Consider this example: suppose Ether (ETH) is priced at $2,500 on one exchange but $2,550 on another. A trader could borrow a flash loan to purchase ETH at the lower price and immediately sell it on the higher-priced exchange. If executed correctly, the trader can make a profit of $50 per ETH, minus transaction fees and the flash loan fee.
Risks Involved
While the potential rewards are enticing, flash loans come with their own set of risks. Understanding these is crucial for anyone considering leveraging this tool.
Market Volatility: The crypto market is notoriously volatile. A flash loan strategy can be undone by sudden market shifts, leading to losses even if the strategy was theoretically sound.
Gas Fees: Flash loans must be repaid within the same transaction block, which means executing trades quickly. This often necessitates paying high gas fees, especially during network congestion. If the arbitrage opportunity is too short-lived, the fees could eat into profits.
Smart Contract Risks: Since flash loans rely on smart contracts, there’s always a risk of bugs or vulnerabilities in the code. Even a small error can lead to the loss of borrowed funds.
Liquidity Risks: Arbitrage opportunities often rely on sufficient liquidity to execute trades without affecting the asset’s price. If the liquidity is insufficient, the trades might not execute as planned, leading to potential losses.
Counterparty Risk: Flash loans are provided by lending protocols, which themselves have their own risks. Understanding the reliability and reputation of the lending protocol is essential.
The Future of Flash Loans
As DeFi continues to grow, the use of flash loans is likely to expand. Innovations in this space could lead to more sophisticated strategies, better risk management tools, and improved protocols that mitigate some of the current risks.

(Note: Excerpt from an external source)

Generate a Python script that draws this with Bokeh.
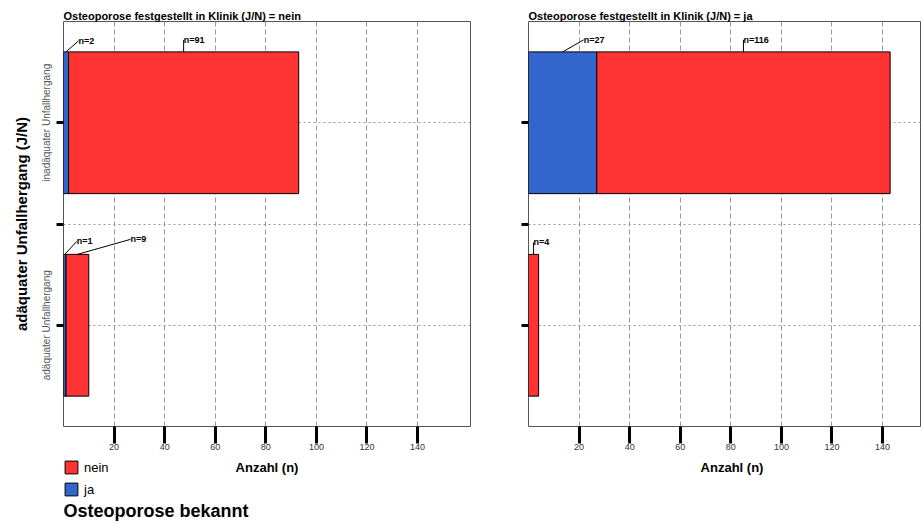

Flash loans represent a powerful tool in the DeFi arsenal, offering unique arbitrage opportunities while posing several risks. For beginners, the key lies in understanding both the mechanics and the risks. With the right knowledge and caution, flash loans can unlock new avenues for profit in the dynamic world of decentralized finance.
Stay tuned for Part 2, where we’ll delve deeper into advanced strategies, real-world examples, and further insights into managing the risks associated with flash loans.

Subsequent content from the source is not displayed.